Как показывает простая перестановка слогов в фамилиях, дистанция между актером Жан-Люком Нанси и его персонажем печатником Синаном весьма невелика. Пока печатник беседует с Белисаром, философ недалек от того, чтобы говорить от своего имени с режиссёром.
***
В «Истине демократии» Жан-Люк Нанси пишет: «“Демократия” — это прежде всего имя режима смысла, правда которого не может быть подчинена какой-либо руководящей или правящей инстанции, но эта правда полностью обязывает человека быть риском и возможностью самого себя».
«Песни Мандрена» дают нам право заменить в тексте Нанси слово «демократия» на слово «кино». Речь не идет о том, чтобы видеть в «Песни о Мандрене» «демократическое кино», в этом бы не было большого смысла, это прилагательное даже рискует противоречить идее Нанси, представляя «демократический режим» в политическом смысле. Зато можно рискнуть, предположив, что в «Песни Мандрена» кино реализуется как постановка «правды демократии». Через сопротивление, которое действие оказывает руководящей или управляющей инстанции сценария или всемогущего автора, через первенство настоящего по отношению к проекту. Это кино «формирует общее пространство, в котором могло бы открыться все многообразие форм, которые может принять бесконечность, все фигуры наших утверждений и признания наших желаний» (Нанси «Истина демократии»). Режим смысла есть, одновременно, и режим чувственного. Демократия в «Песни Мандрена» — не столько образ жизни контрабандистов, идеал, который они защищают, сколько способ, которым кино не прекращает открывать пространство обмена множеством чувственных присутствий; общее пространство, в котором человек в себе рискует собой в каждом жесте, слове, улыбке, взгляде, и входит в бесконечное, которое его превосходит.

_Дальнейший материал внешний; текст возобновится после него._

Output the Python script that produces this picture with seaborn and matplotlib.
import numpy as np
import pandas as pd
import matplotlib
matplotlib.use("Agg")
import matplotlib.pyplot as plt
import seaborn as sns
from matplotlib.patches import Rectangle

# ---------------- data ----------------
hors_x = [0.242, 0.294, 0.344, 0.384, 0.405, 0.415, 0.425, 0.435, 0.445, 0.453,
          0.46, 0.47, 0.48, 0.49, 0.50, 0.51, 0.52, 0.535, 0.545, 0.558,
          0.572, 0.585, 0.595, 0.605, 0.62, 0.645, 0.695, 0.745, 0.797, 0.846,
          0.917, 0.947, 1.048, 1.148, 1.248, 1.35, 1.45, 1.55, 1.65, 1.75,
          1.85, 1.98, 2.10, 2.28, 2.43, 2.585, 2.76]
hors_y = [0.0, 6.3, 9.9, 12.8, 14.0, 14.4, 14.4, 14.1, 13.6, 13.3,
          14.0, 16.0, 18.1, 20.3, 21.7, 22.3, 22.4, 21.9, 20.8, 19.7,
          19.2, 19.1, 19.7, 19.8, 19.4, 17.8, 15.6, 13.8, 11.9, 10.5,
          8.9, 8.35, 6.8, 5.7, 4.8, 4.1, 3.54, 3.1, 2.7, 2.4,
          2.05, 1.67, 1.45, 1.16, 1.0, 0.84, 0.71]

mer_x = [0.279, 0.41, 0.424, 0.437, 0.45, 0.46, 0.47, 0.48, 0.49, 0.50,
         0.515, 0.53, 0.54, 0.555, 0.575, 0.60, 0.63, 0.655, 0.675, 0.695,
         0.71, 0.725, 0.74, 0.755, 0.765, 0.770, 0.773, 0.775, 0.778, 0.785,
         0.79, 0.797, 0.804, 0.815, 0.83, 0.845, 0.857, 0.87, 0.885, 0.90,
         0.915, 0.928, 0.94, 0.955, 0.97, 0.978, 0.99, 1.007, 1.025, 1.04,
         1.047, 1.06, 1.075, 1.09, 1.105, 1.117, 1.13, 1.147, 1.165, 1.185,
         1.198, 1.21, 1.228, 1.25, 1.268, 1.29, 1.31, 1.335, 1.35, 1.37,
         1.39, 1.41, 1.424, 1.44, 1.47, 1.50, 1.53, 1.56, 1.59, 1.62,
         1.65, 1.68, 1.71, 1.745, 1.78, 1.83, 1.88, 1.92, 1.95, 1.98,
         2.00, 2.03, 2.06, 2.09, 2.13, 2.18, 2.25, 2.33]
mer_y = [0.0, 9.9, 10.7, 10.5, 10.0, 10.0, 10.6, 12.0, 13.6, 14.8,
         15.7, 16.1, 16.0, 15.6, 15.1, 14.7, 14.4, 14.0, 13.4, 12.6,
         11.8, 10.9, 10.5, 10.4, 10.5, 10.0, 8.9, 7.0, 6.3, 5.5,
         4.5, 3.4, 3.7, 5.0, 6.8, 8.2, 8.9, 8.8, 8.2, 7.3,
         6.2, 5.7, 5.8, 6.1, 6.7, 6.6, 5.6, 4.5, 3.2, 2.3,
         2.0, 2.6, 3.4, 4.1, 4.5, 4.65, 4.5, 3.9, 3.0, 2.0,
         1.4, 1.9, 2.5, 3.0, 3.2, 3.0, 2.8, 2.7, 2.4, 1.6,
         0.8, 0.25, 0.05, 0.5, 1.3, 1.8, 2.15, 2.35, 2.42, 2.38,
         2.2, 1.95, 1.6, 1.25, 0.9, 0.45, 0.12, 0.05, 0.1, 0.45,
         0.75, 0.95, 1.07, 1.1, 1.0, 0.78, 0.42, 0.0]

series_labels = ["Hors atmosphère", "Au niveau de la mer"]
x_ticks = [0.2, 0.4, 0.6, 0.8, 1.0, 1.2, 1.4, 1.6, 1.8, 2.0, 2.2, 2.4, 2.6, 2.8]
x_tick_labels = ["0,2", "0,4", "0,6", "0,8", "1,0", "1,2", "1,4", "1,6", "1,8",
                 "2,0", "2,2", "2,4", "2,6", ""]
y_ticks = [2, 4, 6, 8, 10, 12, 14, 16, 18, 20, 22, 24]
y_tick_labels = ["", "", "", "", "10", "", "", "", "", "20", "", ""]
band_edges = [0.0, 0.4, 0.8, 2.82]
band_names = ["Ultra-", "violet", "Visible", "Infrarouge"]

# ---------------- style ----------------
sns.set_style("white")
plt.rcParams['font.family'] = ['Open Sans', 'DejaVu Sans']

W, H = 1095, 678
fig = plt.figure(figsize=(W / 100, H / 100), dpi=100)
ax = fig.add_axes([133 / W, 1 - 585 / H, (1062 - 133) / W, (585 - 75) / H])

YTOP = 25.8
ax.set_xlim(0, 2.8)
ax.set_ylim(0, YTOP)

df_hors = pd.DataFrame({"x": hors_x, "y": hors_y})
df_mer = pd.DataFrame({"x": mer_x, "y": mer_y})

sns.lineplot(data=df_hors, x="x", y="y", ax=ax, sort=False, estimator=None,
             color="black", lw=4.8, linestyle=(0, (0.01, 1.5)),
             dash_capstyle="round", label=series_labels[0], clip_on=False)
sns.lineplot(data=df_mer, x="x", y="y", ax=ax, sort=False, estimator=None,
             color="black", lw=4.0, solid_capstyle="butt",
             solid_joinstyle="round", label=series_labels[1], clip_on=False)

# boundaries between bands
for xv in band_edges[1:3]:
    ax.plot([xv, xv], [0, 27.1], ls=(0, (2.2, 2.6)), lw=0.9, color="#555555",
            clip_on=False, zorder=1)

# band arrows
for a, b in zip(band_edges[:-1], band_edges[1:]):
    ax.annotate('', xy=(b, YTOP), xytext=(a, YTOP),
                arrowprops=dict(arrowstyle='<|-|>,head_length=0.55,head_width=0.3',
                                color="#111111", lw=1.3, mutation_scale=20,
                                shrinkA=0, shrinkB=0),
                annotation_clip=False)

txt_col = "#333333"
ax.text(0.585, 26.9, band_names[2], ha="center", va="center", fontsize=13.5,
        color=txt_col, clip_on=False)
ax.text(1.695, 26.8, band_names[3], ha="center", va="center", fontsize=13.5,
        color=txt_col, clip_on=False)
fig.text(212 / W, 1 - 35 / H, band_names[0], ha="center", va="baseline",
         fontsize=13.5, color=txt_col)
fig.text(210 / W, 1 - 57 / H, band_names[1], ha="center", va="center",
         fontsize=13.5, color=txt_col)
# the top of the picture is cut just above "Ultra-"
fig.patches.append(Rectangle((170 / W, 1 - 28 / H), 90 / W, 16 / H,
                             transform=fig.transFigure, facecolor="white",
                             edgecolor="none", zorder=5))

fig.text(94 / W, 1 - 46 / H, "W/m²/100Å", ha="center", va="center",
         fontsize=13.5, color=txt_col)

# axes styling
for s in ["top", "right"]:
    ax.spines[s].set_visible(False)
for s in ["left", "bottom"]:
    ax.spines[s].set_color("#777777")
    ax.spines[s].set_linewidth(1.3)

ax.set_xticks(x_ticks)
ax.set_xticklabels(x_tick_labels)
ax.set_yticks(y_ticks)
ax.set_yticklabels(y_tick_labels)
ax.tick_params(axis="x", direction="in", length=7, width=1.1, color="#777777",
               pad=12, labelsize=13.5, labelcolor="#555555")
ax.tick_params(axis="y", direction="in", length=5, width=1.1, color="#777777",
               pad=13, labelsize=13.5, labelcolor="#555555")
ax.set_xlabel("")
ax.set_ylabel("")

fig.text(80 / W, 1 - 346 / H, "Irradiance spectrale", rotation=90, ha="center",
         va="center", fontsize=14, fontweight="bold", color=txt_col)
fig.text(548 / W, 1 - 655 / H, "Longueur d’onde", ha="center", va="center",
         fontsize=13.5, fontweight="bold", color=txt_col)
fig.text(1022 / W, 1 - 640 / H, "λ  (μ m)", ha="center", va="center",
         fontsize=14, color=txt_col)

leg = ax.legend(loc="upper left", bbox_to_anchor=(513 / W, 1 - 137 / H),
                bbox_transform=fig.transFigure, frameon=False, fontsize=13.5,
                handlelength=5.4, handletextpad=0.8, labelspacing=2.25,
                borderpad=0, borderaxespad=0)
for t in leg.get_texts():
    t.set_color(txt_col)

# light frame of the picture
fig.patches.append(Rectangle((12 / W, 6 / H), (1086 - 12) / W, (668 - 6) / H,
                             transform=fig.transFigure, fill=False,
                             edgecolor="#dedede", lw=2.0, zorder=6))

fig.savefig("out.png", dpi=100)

Этот режим смысла особенно проявляется через видимое противоречие. Юному солдату-дезертиру спасенному и выхоженному бандой Мандрена, на вопрос о том где же главарь банды, один из контрабандистов отвечает: «Тут нет главарей». Однако, кажется, что всё отрицает это утверждение, и делает его лишь идеалистической и пустой броской фразой. Жесты, слова, отношения характеризуют Белиссара как главаря банды Мандрена. Итак, главарь или не главарь? Согласно смысловому режиму, который приглашает нас заменить кино демократией в тексте Нанси, здесь нет противоречия. Белиссар одновременно является и не является главарем банды. Его качества стратега и способность вести людей за собой дают ему право принимать решения, которым подчиняются его товарищи. Но никакого рода господством он не обладает, потому что всё общее.
***
Сказать, что с «Песни Мандрена» кино открывает общее пространство некоторого режима смысла и разделения чувственного (Рансьер), значит не забыть о том, что идеи и желания не имеют никакого преимущества перед шумом ветра или движением света на лице. «Свобода, равенство и братство изображения и звука», — примерно так говорил Годар. Кино Демократия / Фильм Социализм.
Сирил Нейра,
1 — «маки» (maquis) – французские партизаны периода Второй мировой войны
2 — Отсылка к «О понятии истории» Вальтера Беньямина: «У моды чутье на актуальность, где бы та не пряталась в гуще былого. Мода – тигриный прыжок в прошлое. Только он происходит на арене, на которой распоряжается господствующий класс. Тот же прыжок под вольным небом истории – прыжок диалектический, как и понимал революцию Маркс».